Thursday, July 29, 2010

More Than 1,300 Space Shuttle Workers Get Layoff Notices

More than 1,300 space shuttle workers received layoff notices this week from United Space Alliance – a NASA contractor that is cutting 15 percent of its 8,100-person workforce ahead of the shuttle fleet's retirement next year.

Layoff notices were issued to 1,394 USA employees in all, company spokesperson Kari Fluegel told SPACE.com.

The layoffs take effect Oct. 1 and were announced earlier this month by USA officials.

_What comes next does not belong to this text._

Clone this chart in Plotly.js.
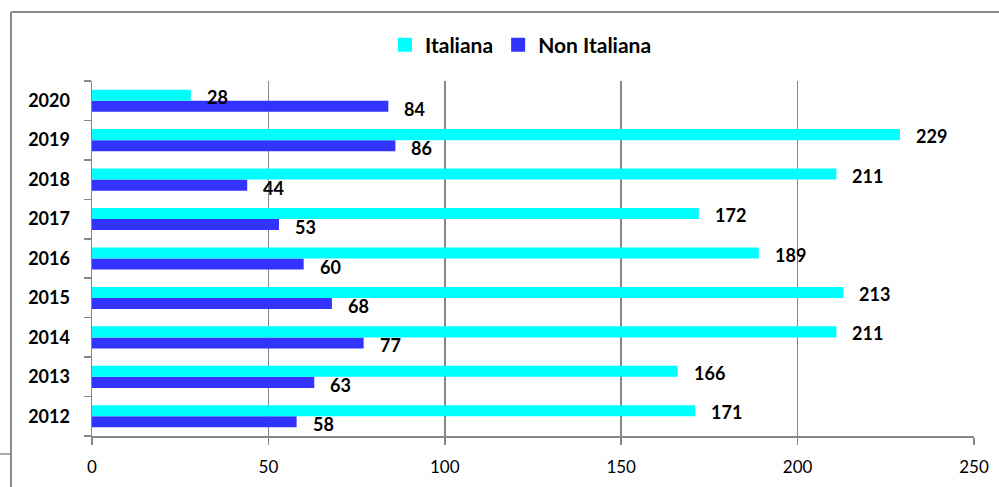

"Our workforce has known for several years that the Space Shuttle Program has been scheduled to end, but layoffs are always difficult for everyone involved," said Virginia Barnes, USA president and chief executive, said in a July 6 statement. "We are committed to making this transition as smooth as possible."

Shuttle program ending
The Houston-based United Space Alliance is a partnership between Boeing Co. and Lockheed Martin that has operated the space shuttle fleet for NASA since 1995.

Fluegel said 902 layoff notices were issued to USA workers in Florida, which is home to NASA's Kennedy Space Center in Cape Canaveral that serves as both launch site and home port for the agency's three shuttles.

Another 478 layoffs were issued for Texas, which is home to NASA's shuttle mission operations, with 14 more in Alabama, where NASA's Marshall Space Flight Center is based.

About one-third of those recieving layoffs in each division nominated themselves for the cutbacks, Fluegel said.

NASA's space shuttle fleet is set to retire next year after 30 years of launching astronauts into low-Earth orbit. The shuttles began flying in 1981 and have flown on 132 missions so far.

Two final shuttle missions are currently scheduled (in November and February, respectively) to complete the International Space Station, which has been under construction since 1998 by a consortium of 16 countries.

Congress is discussing the possible addition on a third and final shuttle mission. If approved, that extra flight would likely launch next summer, NASA officials have said.

Fluegel said that if the extra shuttle flight is approved, it will not affect the impending Oct. 1 layoffs. But there could be repercussions for more layoffs ahead.

"This plan wouldn't be affected at all, but it would affect the timing, obviously, of when we would do layoffs, and how we'd do layoffs, next year," Fluegel said.